Increased sunshine during summer months usually encourages outdoor activity, inspires summer vacations and brings on a potential decrease in regular patient visits at your pharmacy location. Yet seeing your patients less in-store shouldn’t mean a decrease in communications.
If anything, it means it is time to ramp up text messaging reminders and physically make phone calls to your patients. This is a chance to be proactive: remind patients of the importance of refilling their medications and review medication instructions.
Let’s shed some light on summertime medication adherence and take a closer look at what to review with would-be travelers:
- Medication Supplies- Whether it is a 3-day or 3-month trip, your patients will need to take their medicine on time, following their regular routine. Make sure they have their supply before they leave and have a reminder mechanism in place.

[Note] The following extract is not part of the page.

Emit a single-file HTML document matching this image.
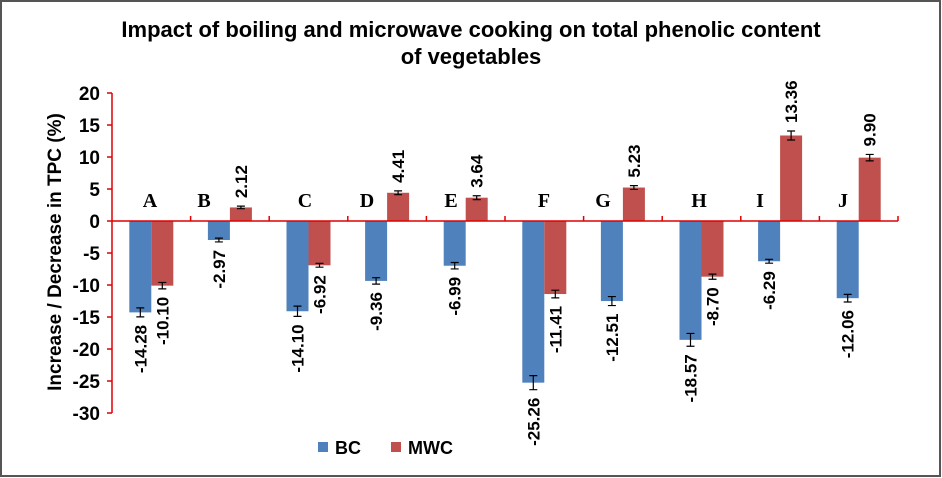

- Packing Medication- How a patient stores their medication is also important. It’s one thing to pack medication for a trip, and then it’s another thing to forget it at a hotel, misplace it somewhere inside of luggage or sometimes lose medication inside of a vehicle. For that reason, you as a pharmacist can recommend distinguishable travel medication containers and bags that stand out more than standard clear sealable sandwich bags.

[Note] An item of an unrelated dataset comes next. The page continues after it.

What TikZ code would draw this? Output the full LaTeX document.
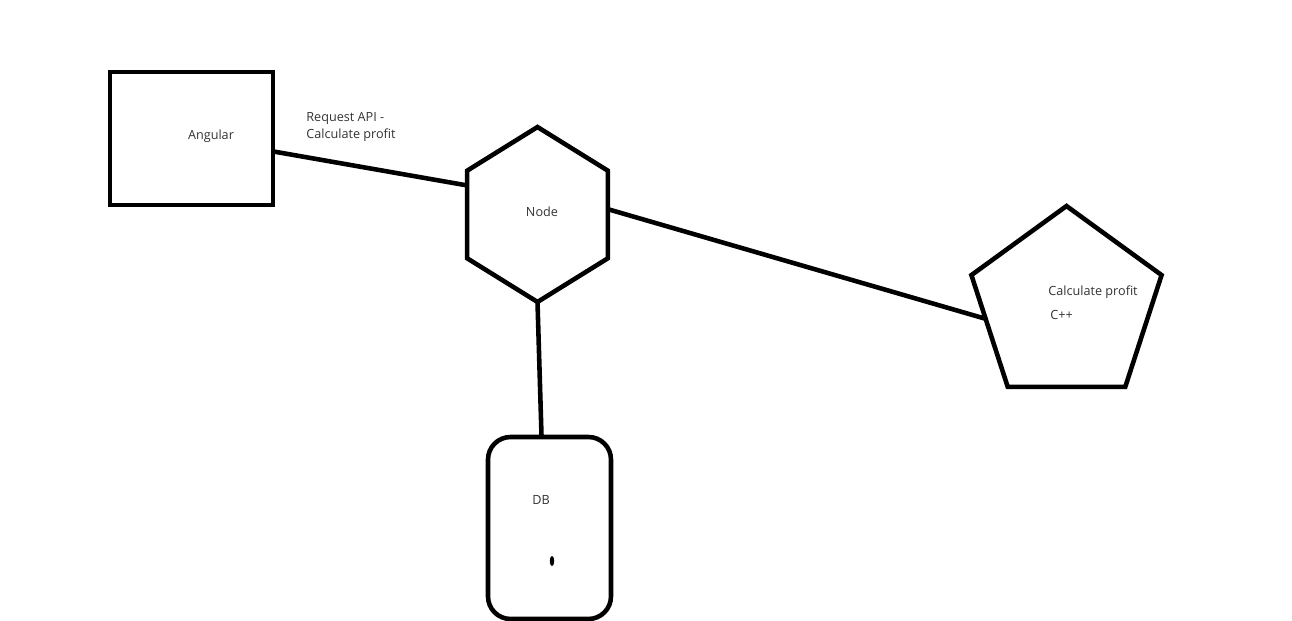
\documentclass[tikz,border=0pt]{standalone}
\usepackage{fontspec}
\setmainfont{Open Sans}
\usetikzlibrary{shapes.geometric}
\definecolor{labelgray}{HTML}{333333}

\begin{document}
\begin{tikzpicture}[x=0.02cm,y=-0.02cm]
        \tikzstyle{box}=[rectangle,draw=black,line width=2.6pt,inner sep=0pt,outer sep=0pt,minimum width=3.26cm,minimum height=2.66cm]
        \tikzstyle{hexa}=[regular polygon,regular polygon sides=6,regular polygon rotate=30,draw=black,line width=2.6pt,inner sep=0pt,outer sep=0pt,minimum size=3.5cm,xscale=0.93]
        \tikzstyle{penta}=[regular polygon,regular polygon sides=5,draw=black,line width=2.6pt,inner sep=0pt,outer sep=0pt,minimum size=4.0cm]
        \tikzstyle{store}=[rectangle,rounded corners=0.45cm,draw=black,line width=2.6pt,inner sep=0pt,outer sep=0pt,minimum width=2.46cm,minimum height=3.64cm]
        \tikzstyle{lbl}=[inner sep=0pt,text=labelgray,font=\fontsize{7.2}{10.2}\selectfont]
        \tikzstyle{link}=[draw,line width=2.6pt]
        \useasboundingbox (0,0) rectangle (1292,621);
        \begin{scope}
          \node [box] (ang) at (191.5,138.5) {};
          \node [hexa] (hex) at (537.5,214.5) {};
          \node [penta] (pent) at (1066.5,306) {};
          \node [store] (db) at (549.5,528) {};
          \fill (552,561) ellipse [x radius=0.045cm,y radius=0.1cm];
          % texts
          \node [lbl] (angtxt) at (211,136) {Angular};
          \node [lbl,align=left,anchor=west] (reqtxt) at (306,127) {Request API -\\Calculate profit};
          \node [lbl] (hextxt) at (542,212) {Node};
          \node [lbl,anchor=west] (calctxt) at (1048,292) {Calculate profit};
          \node [lbl,anchor=west] (cpptxt) at (1050,315) {C++};
          \node [lbl] (dbtxt) at (541,500) {DB};
          % connectors
          \path[link] (ang.-9) -- (hex.159);
          \path[link] (hex.4) -- (pent.189);
          \path[link] (hex.-90) -- (db.95);
        \end{scope}
\end{tikzpicture}
\end{document}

- The Temperature’s Effect on Medication- Imagine a customer finding that lost medication inside the glove compartment of the car after it’s been roasting in over 90-degree heat for five hours, and then debating whether to take it. Pharmacists, review temperature ranges of medications with your patients, and especially highlight those meds that require refrigeration.
- Drug Interactions- It’s important to also review drug interactions with your patients. Not only drug-drug interactions, but how drugs react to supplements, food and drink (as eating out and alcohol consumption can increase on vacation).
- Several medications may also predispose your patients to sensitivity to sunlight. Be sure to point out this consideration to your patients. Do not let your patients find out the hard way and risk having your patient not take the medication correctly or not at all! Recommend sunscreens, hydration and other physical interventions to keep them on track.
How was your summer break?
Finally, if you notice that some of your patients’ medication adherence wanes during summer and they re-emerge late August and early September, remember to welcome them back with a smile. Getting them back on track should always be a top priority. Ask your patients how they are doing, how was their summer vacation and “How can we help you stay healthy?” Transitioning from casual talk to continued care is customer service with heart and could make an overall positive impact in their medication adherence.